The large number of WClientMeasure events suggested the application was doing a lot of layout-related work, which made us wonder whether the visual tree had too many elements in it. This prompted us to run the application in the debugger to get a picture of the visual tree.
In the debugger we inspected the visual tree from the element representing the selected page downwards. We saw a large number of elements in the visual tree for this specific page, most of which were not visible on the screen. This meant that the application was asking WPF to perform unnecessary work in managing these elements. Moreover, some of these elements had a visibility of Visible, meaning WPF was painting them on the screen but was later painting over them with other elements. Again, WPF was doing unnecessary work.
WPF can't optimize cases of overpainting automatically. The reason is that elements are allowed to have partially or completely transparent regions - it can be used as a technique to achieve certain visual effects. So WPF just does what you tell it. If you're not deliberately using this as a technique to produce visual effects, or some elements completely obscure others, you should tell WPF not to bother drawing the overpainted elements by making them invisible.
At this point we had a couple of hypotheses about the cause of the identified slowness: visual tree complexity and overpainting. Next we wanted to perform some experiments to test the hypotheses.
Testing Hypotheses
For visual tree complexity we disabled some functionality, confirmed that element count had gone down, then re-measured time spent doing template loading and layout work. The results verified that this was lower than before; supporting the visual tree complexity hypothesis.
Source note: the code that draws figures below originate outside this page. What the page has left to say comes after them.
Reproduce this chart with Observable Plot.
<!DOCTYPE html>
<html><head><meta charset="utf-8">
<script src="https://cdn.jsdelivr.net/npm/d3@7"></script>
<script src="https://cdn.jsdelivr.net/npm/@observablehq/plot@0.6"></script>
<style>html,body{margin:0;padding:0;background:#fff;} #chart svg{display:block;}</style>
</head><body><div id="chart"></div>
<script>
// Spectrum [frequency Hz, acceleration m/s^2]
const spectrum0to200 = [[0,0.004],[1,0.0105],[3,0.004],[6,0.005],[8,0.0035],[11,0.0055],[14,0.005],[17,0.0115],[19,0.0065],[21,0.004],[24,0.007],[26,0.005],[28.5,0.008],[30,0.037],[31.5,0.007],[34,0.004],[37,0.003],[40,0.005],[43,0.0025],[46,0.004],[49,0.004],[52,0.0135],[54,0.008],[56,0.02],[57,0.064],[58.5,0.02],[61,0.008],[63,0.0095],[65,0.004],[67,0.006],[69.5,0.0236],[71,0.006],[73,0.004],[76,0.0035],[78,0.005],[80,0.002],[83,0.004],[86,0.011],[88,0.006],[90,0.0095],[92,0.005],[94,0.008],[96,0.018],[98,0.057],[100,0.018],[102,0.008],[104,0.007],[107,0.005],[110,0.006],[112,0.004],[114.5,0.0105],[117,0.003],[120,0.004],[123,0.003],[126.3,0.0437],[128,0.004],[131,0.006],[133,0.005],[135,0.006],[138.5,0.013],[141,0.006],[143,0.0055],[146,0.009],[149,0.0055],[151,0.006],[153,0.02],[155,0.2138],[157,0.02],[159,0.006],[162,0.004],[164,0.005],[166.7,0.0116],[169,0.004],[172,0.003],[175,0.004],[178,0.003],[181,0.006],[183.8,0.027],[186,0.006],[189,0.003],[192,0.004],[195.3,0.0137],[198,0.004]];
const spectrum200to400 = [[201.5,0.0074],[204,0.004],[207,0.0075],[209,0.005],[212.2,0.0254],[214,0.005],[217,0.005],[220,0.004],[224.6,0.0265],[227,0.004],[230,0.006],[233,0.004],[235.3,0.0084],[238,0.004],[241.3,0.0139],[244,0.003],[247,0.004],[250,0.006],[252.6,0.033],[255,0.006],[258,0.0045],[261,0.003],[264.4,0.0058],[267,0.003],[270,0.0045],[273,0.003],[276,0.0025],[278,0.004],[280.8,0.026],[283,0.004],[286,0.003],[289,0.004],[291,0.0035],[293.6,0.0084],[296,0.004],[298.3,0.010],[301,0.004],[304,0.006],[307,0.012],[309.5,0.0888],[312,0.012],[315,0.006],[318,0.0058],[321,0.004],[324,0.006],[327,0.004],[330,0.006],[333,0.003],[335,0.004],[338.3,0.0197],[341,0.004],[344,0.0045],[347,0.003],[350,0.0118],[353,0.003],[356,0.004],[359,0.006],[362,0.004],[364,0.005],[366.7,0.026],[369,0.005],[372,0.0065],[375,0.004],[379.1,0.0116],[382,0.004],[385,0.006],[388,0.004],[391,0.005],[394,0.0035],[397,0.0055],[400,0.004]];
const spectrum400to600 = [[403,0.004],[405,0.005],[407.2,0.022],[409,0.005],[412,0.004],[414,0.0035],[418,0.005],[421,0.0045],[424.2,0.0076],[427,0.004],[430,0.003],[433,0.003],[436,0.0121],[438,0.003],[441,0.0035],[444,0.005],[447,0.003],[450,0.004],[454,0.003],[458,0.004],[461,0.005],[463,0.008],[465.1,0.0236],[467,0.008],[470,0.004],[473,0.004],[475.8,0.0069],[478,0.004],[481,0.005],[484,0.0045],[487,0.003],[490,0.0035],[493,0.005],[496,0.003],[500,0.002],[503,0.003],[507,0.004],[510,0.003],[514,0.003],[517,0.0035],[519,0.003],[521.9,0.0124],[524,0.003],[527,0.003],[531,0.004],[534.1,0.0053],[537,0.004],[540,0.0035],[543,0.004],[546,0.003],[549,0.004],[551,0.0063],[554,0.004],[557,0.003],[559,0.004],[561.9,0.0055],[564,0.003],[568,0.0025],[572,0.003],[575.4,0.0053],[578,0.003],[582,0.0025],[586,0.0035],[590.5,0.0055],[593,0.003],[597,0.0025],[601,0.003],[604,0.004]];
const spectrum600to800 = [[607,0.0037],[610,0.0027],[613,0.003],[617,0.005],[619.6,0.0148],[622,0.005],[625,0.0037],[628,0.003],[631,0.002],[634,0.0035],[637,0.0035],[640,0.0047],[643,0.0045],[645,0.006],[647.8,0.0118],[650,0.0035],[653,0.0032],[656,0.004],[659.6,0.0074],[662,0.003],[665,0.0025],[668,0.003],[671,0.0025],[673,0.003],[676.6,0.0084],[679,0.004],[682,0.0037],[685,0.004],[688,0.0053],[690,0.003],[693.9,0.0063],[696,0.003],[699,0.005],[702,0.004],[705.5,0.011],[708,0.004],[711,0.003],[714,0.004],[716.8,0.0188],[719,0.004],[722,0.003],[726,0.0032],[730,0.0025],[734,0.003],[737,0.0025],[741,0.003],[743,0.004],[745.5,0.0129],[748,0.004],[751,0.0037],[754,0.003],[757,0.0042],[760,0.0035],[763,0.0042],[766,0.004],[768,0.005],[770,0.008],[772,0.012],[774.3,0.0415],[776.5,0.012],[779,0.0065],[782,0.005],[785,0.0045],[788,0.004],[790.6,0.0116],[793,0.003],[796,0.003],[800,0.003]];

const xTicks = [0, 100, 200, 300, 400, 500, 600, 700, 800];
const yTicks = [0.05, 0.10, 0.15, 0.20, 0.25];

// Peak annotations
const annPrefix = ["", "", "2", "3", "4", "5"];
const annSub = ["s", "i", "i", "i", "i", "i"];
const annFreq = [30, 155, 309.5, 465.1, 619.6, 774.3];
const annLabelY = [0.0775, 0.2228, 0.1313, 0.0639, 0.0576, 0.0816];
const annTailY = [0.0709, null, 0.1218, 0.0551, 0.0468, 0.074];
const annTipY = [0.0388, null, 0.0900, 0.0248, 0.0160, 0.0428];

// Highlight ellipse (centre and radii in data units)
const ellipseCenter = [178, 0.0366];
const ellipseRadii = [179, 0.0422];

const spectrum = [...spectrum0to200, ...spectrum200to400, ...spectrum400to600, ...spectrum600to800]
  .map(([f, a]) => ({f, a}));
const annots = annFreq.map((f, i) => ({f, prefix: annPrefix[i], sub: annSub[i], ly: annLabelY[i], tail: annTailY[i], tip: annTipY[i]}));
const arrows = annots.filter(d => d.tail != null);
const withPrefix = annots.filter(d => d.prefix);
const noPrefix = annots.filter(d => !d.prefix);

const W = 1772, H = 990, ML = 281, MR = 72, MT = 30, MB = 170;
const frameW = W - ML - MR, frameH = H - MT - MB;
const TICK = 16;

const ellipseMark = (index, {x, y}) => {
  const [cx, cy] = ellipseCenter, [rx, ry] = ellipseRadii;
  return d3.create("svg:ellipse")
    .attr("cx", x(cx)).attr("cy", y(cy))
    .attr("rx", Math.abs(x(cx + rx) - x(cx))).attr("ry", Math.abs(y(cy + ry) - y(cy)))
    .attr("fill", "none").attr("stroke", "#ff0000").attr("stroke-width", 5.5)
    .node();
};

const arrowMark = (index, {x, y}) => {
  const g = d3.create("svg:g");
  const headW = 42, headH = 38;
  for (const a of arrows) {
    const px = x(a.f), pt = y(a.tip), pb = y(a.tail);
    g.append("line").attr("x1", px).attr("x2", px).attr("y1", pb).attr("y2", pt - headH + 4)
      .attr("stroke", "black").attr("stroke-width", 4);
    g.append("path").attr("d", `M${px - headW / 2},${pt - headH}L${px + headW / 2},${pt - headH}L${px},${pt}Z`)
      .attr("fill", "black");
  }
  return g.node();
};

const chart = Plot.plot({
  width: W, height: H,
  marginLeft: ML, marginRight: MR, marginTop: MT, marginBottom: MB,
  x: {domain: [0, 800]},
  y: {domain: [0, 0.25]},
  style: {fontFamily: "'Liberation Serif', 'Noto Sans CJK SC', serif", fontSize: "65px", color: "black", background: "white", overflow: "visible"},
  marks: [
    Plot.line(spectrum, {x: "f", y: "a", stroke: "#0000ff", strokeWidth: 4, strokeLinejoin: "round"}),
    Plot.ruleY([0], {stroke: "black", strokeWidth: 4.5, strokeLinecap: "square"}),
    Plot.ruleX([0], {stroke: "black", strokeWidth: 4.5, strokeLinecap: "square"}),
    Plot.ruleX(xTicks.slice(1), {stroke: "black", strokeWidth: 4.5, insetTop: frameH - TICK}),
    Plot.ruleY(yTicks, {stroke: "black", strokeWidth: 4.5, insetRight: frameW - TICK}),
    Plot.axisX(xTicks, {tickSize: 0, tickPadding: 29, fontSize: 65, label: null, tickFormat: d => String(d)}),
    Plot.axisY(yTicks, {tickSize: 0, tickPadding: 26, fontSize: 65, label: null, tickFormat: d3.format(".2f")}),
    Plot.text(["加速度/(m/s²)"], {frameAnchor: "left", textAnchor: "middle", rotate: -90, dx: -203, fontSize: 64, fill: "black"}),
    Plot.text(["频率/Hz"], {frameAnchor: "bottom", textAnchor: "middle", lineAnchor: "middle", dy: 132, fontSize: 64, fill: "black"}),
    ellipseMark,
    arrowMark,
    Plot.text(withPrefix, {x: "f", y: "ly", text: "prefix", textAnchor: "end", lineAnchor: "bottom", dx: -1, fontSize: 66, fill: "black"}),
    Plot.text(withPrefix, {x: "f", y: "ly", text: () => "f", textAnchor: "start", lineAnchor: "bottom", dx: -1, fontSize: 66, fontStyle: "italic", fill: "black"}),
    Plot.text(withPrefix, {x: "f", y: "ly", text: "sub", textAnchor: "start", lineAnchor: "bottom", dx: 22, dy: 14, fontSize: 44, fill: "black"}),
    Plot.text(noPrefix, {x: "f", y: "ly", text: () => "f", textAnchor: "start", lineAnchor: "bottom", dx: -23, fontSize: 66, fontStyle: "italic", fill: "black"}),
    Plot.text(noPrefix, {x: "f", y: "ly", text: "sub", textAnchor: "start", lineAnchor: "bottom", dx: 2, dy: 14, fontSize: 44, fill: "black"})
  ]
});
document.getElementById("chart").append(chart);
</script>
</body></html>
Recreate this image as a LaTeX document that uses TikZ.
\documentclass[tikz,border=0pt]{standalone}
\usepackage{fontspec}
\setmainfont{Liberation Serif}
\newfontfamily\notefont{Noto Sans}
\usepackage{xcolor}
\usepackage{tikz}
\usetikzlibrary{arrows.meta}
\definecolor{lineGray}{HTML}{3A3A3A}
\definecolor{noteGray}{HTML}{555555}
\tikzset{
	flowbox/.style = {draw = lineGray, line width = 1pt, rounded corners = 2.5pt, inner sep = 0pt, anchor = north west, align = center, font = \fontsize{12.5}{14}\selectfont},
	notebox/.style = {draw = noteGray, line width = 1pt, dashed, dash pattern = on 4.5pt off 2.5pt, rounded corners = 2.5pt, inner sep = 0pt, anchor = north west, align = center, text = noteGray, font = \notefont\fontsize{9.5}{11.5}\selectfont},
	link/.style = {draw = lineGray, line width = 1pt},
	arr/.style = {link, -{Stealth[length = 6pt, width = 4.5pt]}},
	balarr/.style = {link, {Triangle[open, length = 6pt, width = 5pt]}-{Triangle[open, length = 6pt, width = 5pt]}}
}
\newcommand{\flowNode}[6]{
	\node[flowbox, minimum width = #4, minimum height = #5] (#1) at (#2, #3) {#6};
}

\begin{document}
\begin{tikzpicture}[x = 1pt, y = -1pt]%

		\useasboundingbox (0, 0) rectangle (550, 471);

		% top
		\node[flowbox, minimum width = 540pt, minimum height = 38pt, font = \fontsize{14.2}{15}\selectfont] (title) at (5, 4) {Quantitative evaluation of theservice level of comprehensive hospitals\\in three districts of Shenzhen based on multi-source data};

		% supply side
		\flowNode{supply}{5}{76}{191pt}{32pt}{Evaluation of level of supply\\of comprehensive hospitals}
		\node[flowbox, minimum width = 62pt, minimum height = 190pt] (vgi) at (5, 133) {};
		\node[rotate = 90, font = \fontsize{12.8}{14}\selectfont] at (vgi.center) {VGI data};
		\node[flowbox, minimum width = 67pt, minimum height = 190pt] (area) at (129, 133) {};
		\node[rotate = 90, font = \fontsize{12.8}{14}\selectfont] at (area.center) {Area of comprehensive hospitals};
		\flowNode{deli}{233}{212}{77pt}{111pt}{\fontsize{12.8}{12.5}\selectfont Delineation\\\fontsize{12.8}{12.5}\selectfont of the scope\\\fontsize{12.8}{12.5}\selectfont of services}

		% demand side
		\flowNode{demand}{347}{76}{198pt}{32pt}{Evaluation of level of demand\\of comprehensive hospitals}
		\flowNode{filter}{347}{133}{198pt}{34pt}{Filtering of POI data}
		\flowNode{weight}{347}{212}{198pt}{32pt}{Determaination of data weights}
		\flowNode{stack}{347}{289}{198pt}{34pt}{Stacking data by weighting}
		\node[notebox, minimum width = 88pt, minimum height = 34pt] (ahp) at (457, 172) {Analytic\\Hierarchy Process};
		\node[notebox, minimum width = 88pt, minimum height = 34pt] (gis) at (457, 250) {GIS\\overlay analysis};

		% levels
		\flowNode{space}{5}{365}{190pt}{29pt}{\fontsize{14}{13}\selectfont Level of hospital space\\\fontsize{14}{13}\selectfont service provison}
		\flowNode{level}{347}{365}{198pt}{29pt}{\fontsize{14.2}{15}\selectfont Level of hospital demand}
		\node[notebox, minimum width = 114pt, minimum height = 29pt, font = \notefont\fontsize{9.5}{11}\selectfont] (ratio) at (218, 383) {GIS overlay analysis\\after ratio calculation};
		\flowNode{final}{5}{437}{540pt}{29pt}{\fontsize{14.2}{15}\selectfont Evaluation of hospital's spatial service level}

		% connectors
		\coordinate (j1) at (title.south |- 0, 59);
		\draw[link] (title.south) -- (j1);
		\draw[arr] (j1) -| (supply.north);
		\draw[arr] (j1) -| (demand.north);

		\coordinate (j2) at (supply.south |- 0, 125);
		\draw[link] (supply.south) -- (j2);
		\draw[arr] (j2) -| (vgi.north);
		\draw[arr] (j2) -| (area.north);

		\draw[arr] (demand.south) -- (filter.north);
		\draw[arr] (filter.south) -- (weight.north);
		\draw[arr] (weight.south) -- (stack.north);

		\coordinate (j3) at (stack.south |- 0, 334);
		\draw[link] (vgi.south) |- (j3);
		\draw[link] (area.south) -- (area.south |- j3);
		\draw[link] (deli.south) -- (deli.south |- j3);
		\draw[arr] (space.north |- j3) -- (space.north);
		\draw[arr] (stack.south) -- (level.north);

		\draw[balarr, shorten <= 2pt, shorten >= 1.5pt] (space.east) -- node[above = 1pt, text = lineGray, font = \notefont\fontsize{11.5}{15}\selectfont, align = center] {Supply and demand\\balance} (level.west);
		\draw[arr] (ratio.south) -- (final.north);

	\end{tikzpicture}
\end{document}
For the overpainting hypothesis we identified some elements that were completely obscuring others and set their visibility property to hidden to tell WPF not to draw them. On re-measuring we found that template loading and layout times were unaffected, but the WPF events associated with rendering - WClientUceRender - revealed lower rendering time. These results supported the overpainting hypothesis
Conclusion
By using PerfView to consume ETW event data from the WPF application, and by following the scientific method's cycle of measure, hypothesize, experiment, measure we were able to hone-in on the cause of the performance issues. This revealed an overly complex visual tree and overpainting as the main culprits responsible for poor performance.